Mr. Koch doubts the abilities of Dickens to understand women and tells us that, indeed, all the characters of A Tale of Two Cities are superficial and uninteresting, save for the character of Sydney Carton. This is a pet peeve of mine, the notion that all characters must be well-rounded. I will grant that there are issues in the character of Lucie Manette and what women mean to society, but that, if you grant Mr. Dickens the right embody in the feminine the higher ideals of society, the character is justly constructed. Without debating the feminist perspective, I will assert that Lucie Manette is a country, not a person. She is an ideal and should be judged as such and not at all as a human being. To cut short the debate on the use of women in this glorified and constrained role, it is worth noting that Mr. Darnay is her exact replica in the male form. He is no more fully human and no less virtuous than is Lucie Manette. His only sins are those of his family, but he himself is blameless and without blemish of character. So, in this case, I think Mr. Dickens might be absolved of a typical Victorian view of womanhood.

Indeed, his representation of Mrs. Defarge would discount this constrained view of the feminine. If one were to assume that Mrs. Defarge were irrational rage, then she would not provide that full-bodied counterpoint, but I think it is wrong to assume any such thing of Mrs. Defarge. She represents the French nation rising and she is, perhaps, colder than is her husband, but she is also stronger than he. She imagines a future justice that reaches beyond her life and is willing to sacrifice for it with only the faith–and not the witness–that it will be. Mr. Defarge is weakened by the fear that he will not see the end of his labor in his lifetime and is only steadied in his course for a better future by the resolve of his wife. He defers to her in all things and she is the record keeper of the crimes against the people. While her recording of sins is merciless, it is also perfect. There is no doubt of the truth of her woven record, only a question of whether or not mercy can be shown.
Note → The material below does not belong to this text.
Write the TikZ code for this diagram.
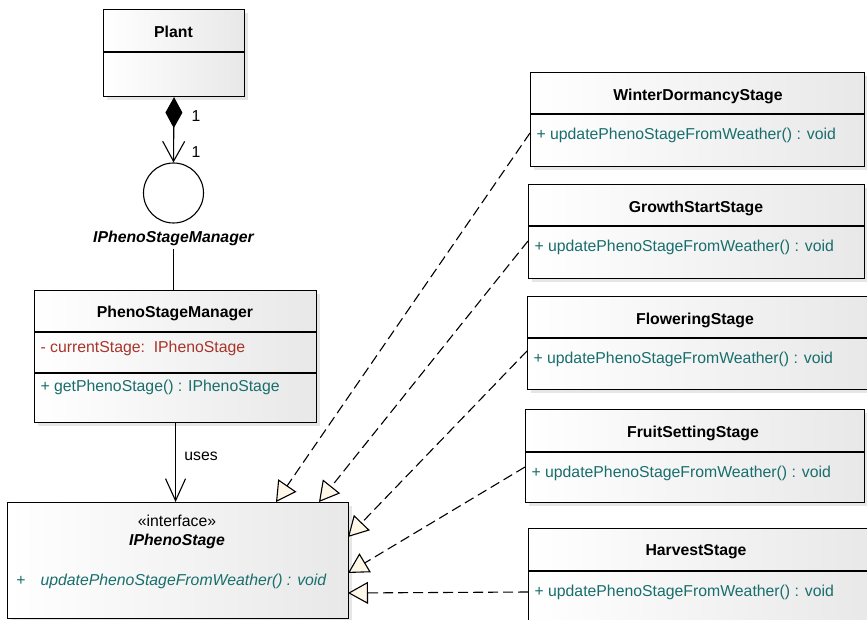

When, in then end, her blood lust is shown to be personal, it is only to say that all crimes against the people are personal. Just as the aristocrats beheaded are real people with whom we sympathize, so too are the victims of the aristocracy. To Dickens, it is the least to be expected that centuries of crimes committed by the Evremondes should lead to equal carelessness when these crimes are avenged. The Terror is to be understood as no more horrible in its relatively brief but concentrated bloodletting as a few hundred years of oppression entailing deprivation, rapes and deaths.

Between Mrs. Defarge and Miss Manette, Dickens creates not a shallow view of the feminine, but a complete view of humanity. It is impossible to represent the whole of humanity in depth, but must be done with representative forms and this is the manner of character that populates A Tale of Two Cities. It is an allegory and a brilliant one at that. And may we all hope, for the sake of literature, that Mr. Koch’s observations are served up with a burger and fries rather than in the setting of a university.